● **Set problem**: Retype exactly the lines from the first one through the line with "(lFalse) at (640,44)", including both ends; skip any pictures.

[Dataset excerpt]
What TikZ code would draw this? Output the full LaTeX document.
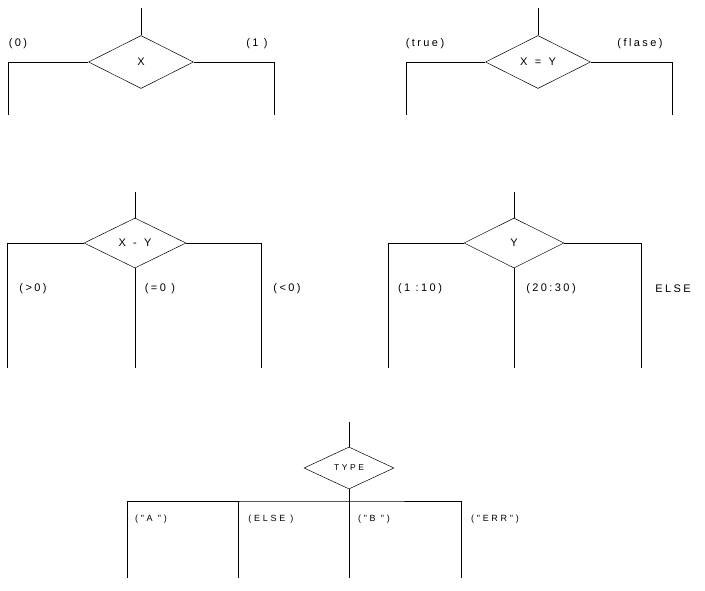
\documentclass[tikz,border=0pt]{standalone}
\usepackage{fontspec}
\setmainfont{Liberation Sans}[LetterSpace=22]
\newfontfamily\smallcase{Liberation Sans}[LetterSpace=30]
\usetikzlibrary{shapes.geometric}

\begin{document}
\begin{tikzpicture}[
  x=1pt, y=-1pt,
  font=\fontsize{11}{13}\selectfont,
  decide/.style={diamond, draw=black, line width=0.5pt, inner sep=0pt,
    minimum width=105pt, minimum height=53pt},
  branch/.style={draw=black, line width=0.7pt},
  case/.style={inner sep=0pt},
  tcase/.style={case, font=\smallcase\fontsize{9}{11}\selectfont},
]
\useasboundingbox (0,0) rectangle (705,590);

% two-way: X
\node[decide] (dX) at (141,62) {X};
\coordinate (xIn) at (141,8);
\coordinate (xZero) at (8,115);
\coordinate (xOne) at (274,115);
\draw[branch] (xIn) -- (dX);
\draw[branch] (dX.west) -| (xZero);
\draw[branch] (dX.east) -| (xOne);
\node[case] (lZero) at (18,44) {(0)};
\node[case] (lOne) at (257,44) {(1 )};

% two-way: X = Y
\node[decide] (dXY) at (538,62) {X \,=\, Y};
\coordinate (xyIn) at (538,8);
\coordinate (xyTrue) at (406,115);
\coordinate (xyFalse) at (672,115);
\draw[branch] (xyIn) -- (dXY);
\draw[branch] (dXY.west) -| (xyTrue);
\draw[branch] (dXY.east) -| (xyFalse);
\node[case] (lTrue) at (425,44) {(true)};
\node[case] (lFalse) at (640,44) {(flase)};

% three-way: X - Y
\node[decide, minimum width=102pt, minimum height=50pt] (dXmY) at (135,243) {X \,-\, Y};
\coordinate (dIn) at (135,192);
\coordinate (dGt) at (7,368);
\coordinate (dEq) at (135,368);
\coordinate (dLt) at (261,368);
\draw[branch] (dIn) -- (dXmY);
\draw[branch] (dXmY.west) -| (dGt);
\draw[branch] (dXmY.south) -- (dEq);
\draw[branch] (dXmY.east) -| (dLt);
\node[case] (lGt) at (33,289) {(>0)};
\node[case] (lEq) at (160,289) {(=0 )};
\node[case] (lLt) at (287,289) {(<0)};

% three-way: Y
\node[decide, minimum width=100pt, minimum height=50pt] (dY) at (514,243) {Y};
\coordinate (yIn) at (514,192);
\coordinate (yLow) at (388,368);
\coordinate (yMid) at (514,368);
\coordinate (yElse) at (641,368);
\draw[branch] (yIn) -- (dY);
\draw[branch] (dY.west) -| (yLow);
\draw[branch] (dY.south) -- (yMid);
\draw[branch] (dY.east) -| (yElse);
\node[case] (lLow) at (420,289) {(1 :10)};
\node[case] (lMid) at (551,289) {(20:30)};
\node[case] (lElse) at (673,289) {ELSE};

% four-way: TYPE
\node[decide, minimum width=90pt, minimum height=42pt,
  font=\smallcase\fontsize{8.5}{10}\selectfont] (dType) at (349,468) {TYPE};
\coordinate (tIn) at (349,422);
\coordinate (tJoin) at (349,501);
\coordinate (tA) at (127,578);
\coordinate (tElse) at (238,578);
\coordinate (tB) at (349,578);
\coordinate (tErr) at (461,578);
\draw[branch] (tIn) -- (dType);
\draw[branch] (tA) |- (tJoin) -| (tErr);
\draw[branch] (dType.south) -- (tB);
\draw[branch] (tElse) -- (tElse |- tJoin);
\node[tcase] (lA) at (151,519) {("A ")};
\node[tcase] (lElseT) at (271,519) {(ELSE )};
\node[tcase] (lB) at (374,519) {("B ")};
\node[tcase] (lErr) at (495,519) {("ERR")};
\end{tikzpicture}
\end{document}
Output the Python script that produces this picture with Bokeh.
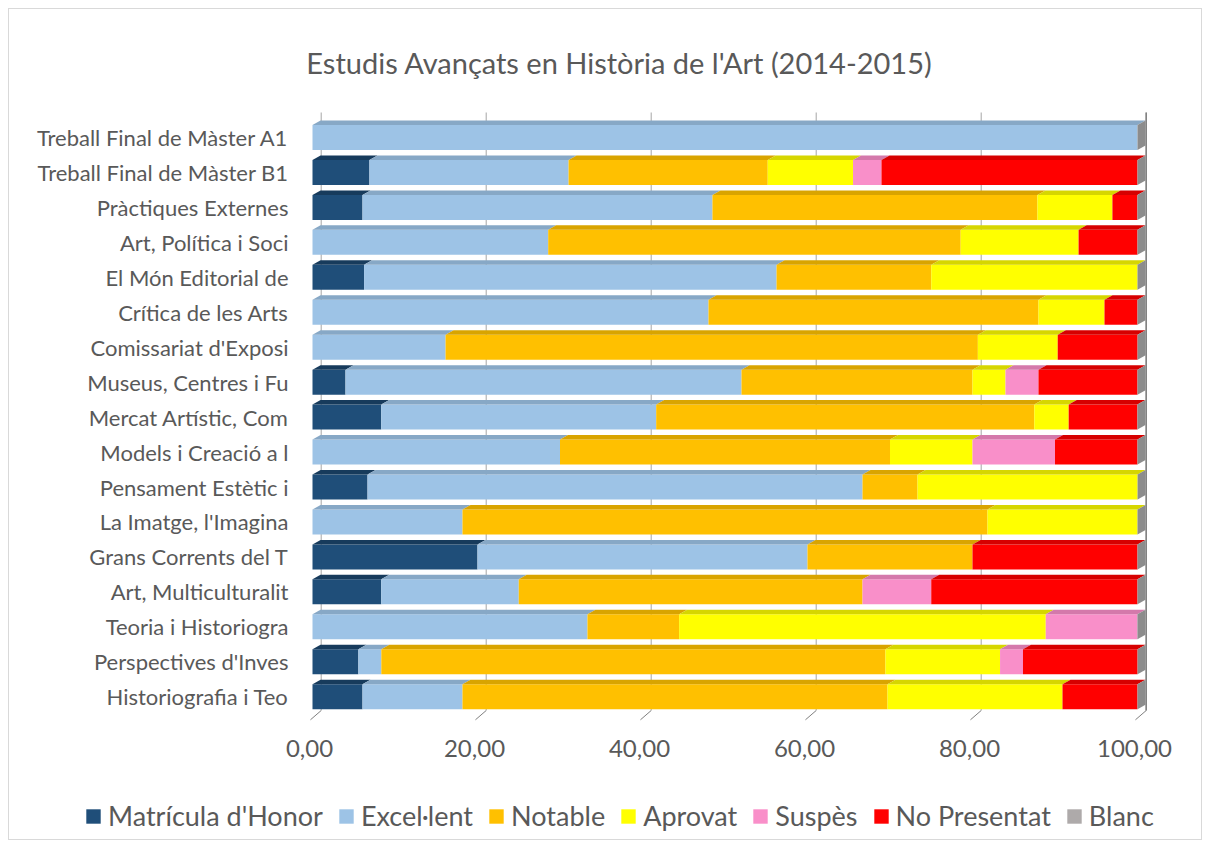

● **Task response**:
What TikZ code would draw this? Output the full LaTeX document.
\documentclass[tikz,border=0pt]{standalone}
\usepackage{fontspec}
\setmainfont{Liberation Sans}[LetterSpace=22]
\newfontfamily\smallcase{Liberation Sans}[LetterSpace=30]
\usetikzlibrary{shapes.geometric}

\begin{document}
\begin{tikzpicture}[
  x=1pt, y=-1pt,
  font=\fontsize{11}{13}\selectfont,
  decide/.style={diamond, draw=black, line width=0.5pt, inner sep=0pt,
    minimum width=105pt, minimum height=53pt},
  branch/.style={draw=black, line width=0.7pt},
  case/.style={inner sep=0pt},
  tcase/.style={case, font=\smallcase\fontsize{9}{11}\selectfont},
]
\useasboundingbox (0,0) rectangle (705,590);

% two-way: X
\node[decide] (dX) at (141,62) {X};
\coordinate (xIn) at (141,8);
\coordinate (xZero) at (8,115);
\coordinate (xOne) at (274,115);
\draw[branch] (xIn) -- (dX);
\draw[branch] (dX.west) -| (xZero);
\draw[branch] (dX.east) -| (xOne);
\node[case] (lZero) at (18,44) {(0)};
\node[case] (lOne) at (257,44) {(1 )};

% two-way: X = Y
\node[decide] (dXY) at (538,62) {X \,=\, Y};
\coordinate (xyIn) at (538,8);
\coordinate (xyTrue) at (406,115);
\coordinate (xyFalse) at (672,115);
\draw[branch] (xyIn) -- (dXY);
\draw[branch] (dXY.west) -| (xyTrue);
\draw[branch] (dXY.east) -| (xyFalse);
\node[case] (lTrue) at (425,44) {(true)};
\node[case] (lFalse) at (640,44) {(flase)};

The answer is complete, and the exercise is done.